▼
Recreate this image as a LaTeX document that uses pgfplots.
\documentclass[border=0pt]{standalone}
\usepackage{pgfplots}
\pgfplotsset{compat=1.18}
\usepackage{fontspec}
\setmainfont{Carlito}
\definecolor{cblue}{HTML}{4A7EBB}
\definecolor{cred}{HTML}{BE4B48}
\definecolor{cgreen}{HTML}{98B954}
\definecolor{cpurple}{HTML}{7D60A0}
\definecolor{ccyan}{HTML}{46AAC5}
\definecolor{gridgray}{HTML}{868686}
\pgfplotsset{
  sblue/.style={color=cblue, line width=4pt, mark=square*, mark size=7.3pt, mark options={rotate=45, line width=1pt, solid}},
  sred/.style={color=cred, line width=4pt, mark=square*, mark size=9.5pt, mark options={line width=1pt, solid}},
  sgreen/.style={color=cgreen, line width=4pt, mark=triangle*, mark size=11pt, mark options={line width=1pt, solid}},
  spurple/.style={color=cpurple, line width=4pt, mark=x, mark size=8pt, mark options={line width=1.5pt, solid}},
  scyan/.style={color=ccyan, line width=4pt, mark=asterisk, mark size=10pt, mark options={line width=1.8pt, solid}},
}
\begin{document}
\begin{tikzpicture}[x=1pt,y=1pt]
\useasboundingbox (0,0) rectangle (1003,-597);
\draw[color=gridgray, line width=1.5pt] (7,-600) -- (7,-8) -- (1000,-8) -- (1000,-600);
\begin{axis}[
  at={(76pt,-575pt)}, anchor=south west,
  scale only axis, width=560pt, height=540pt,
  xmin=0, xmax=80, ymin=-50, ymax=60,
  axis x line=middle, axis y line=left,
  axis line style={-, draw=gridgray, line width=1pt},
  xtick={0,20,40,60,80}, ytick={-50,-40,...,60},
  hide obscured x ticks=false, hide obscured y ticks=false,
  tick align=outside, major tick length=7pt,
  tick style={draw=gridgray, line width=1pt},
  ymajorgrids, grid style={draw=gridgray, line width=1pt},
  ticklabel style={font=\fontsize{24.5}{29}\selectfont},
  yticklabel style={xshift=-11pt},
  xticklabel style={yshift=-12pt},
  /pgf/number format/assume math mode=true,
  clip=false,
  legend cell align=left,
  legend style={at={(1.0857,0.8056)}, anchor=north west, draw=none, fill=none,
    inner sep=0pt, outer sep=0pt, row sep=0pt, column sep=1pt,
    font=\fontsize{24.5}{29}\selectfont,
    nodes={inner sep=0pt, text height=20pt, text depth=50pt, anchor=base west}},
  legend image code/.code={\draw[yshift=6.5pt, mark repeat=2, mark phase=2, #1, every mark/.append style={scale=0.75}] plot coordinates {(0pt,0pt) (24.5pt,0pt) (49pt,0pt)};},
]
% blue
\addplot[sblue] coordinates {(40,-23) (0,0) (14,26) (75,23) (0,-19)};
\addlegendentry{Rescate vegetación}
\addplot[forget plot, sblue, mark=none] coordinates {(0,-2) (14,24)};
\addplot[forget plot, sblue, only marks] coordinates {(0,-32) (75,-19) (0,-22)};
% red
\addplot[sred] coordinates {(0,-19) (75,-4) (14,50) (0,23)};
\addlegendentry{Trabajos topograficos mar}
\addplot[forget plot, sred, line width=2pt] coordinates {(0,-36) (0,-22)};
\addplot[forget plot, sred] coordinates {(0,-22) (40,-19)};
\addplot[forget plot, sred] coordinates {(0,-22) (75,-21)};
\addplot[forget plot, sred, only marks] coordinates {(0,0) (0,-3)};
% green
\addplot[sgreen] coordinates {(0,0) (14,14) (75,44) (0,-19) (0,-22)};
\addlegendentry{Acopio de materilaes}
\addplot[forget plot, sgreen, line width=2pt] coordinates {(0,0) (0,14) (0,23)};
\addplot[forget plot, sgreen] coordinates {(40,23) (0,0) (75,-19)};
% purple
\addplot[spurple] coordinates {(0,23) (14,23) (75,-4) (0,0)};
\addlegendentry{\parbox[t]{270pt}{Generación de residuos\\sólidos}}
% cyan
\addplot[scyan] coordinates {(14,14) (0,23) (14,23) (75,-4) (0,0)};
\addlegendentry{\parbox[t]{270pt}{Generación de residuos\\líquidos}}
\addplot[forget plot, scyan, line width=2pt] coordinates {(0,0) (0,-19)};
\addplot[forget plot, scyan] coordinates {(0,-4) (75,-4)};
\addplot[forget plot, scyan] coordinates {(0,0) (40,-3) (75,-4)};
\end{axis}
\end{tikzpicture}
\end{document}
▲
▼
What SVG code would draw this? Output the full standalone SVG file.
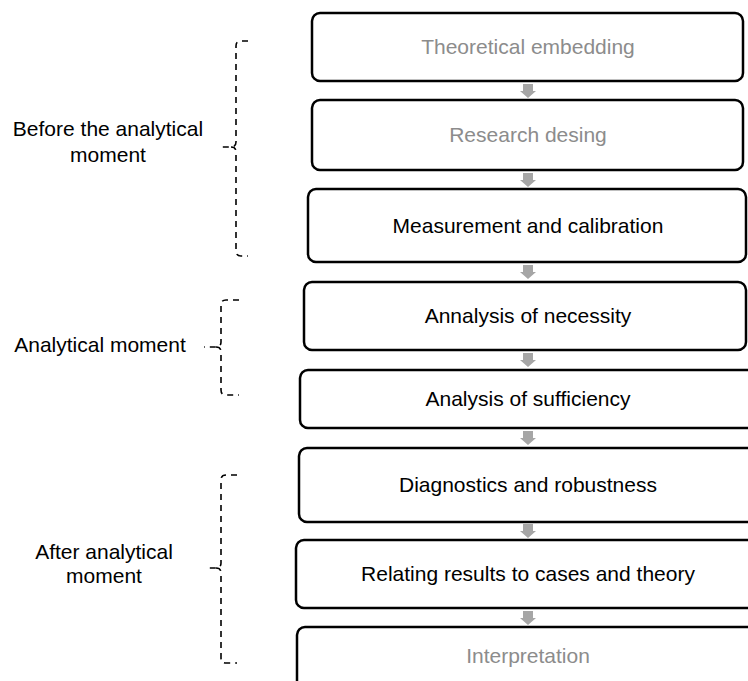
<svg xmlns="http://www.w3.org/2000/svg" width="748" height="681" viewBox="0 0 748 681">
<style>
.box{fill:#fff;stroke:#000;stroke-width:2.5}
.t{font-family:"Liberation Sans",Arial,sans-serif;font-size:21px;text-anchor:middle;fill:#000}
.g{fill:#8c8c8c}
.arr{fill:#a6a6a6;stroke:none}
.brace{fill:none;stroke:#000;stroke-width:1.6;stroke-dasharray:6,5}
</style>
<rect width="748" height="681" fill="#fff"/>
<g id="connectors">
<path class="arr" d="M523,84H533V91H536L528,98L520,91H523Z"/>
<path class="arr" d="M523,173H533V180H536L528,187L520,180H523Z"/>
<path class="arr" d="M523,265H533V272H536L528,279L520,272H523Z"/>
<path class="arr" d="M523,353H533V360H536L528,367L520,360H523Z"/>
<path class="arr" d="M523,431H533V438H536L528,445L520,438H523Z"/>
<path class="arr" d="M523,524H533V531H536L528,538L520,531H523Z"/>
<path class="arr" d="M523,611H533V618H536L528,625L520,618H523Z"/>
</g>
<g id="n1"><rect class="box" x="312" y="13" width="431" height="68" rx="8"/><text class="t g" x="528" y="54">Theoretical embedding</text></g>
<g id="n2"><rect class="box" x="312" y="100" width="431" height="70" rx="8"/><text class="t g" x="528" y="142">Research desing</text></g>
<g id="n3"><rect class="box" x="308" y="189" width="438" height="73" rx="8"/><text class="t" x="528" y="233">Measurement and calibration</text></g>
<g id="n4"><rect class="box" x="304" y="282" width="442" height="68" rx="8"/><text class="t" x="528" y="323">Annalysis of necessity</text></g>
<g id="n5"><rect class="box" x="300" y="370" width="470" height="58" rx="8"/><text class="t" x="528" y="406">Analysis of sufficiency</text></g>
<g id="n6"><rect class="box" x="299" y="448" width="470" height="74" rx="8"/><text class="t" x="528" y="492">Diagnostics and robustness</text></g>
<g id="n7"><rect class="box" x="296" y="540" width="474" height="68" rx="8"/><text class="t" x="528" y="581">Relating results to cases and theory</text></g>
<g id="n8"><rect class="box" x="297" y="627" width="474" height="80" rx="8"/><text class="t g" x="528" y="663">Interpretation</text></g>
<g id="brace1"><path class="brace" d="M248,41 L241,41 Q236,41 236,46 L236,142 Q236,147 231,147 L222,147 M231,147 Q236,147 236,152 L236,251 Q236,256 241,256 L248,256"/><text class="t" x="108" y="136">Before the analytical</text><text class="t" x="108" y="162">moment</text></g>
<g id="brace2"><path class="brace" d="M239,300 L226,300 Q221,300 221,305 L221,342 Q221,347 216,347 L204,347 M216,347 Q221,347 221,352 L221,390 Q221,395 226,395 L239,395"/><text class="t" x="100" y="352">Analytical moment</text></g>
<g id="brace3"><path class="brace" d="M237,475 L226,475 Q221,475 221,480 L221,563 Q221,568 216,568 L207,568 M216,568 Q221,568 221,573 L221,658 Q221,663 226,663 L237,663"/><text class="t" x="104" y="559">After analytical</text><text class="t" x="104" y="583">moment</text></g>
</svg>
▲
▼
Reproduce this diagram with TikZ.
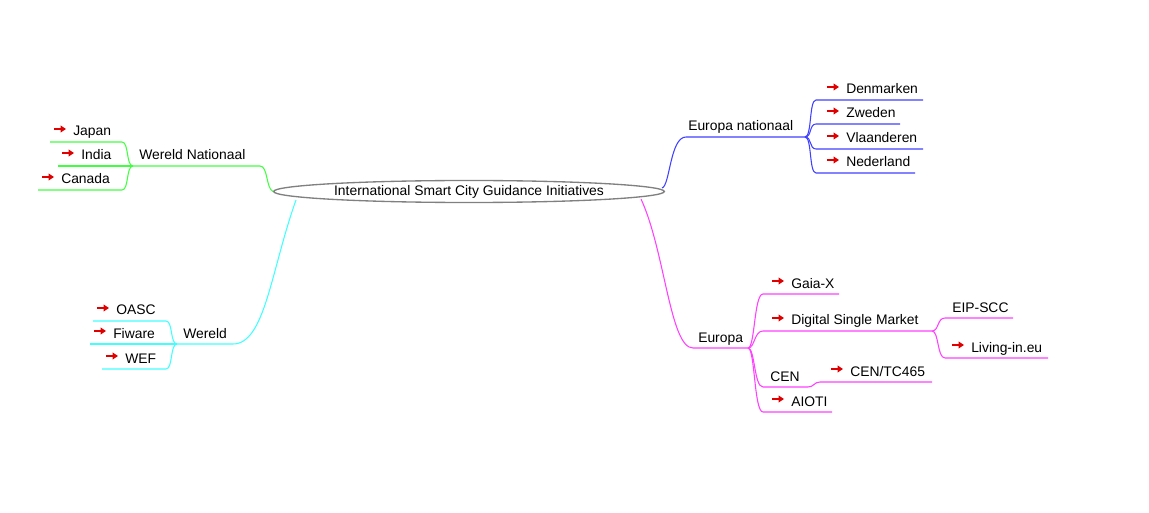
▲
» Required task:
Search the data for the word "image" and copy each line where it appears.

» The solution:
Recreate this image as a LaTeX document that uses pgfplots.
  legend image code/.code={\draw[yshift=6.5pt, mark repeat=2, mark phase=2, #1, every mark/.append style={scale=0.75}] plot coordinates {(0pt,0pt) (24.5pt,0pt) (49pt,0pt)};},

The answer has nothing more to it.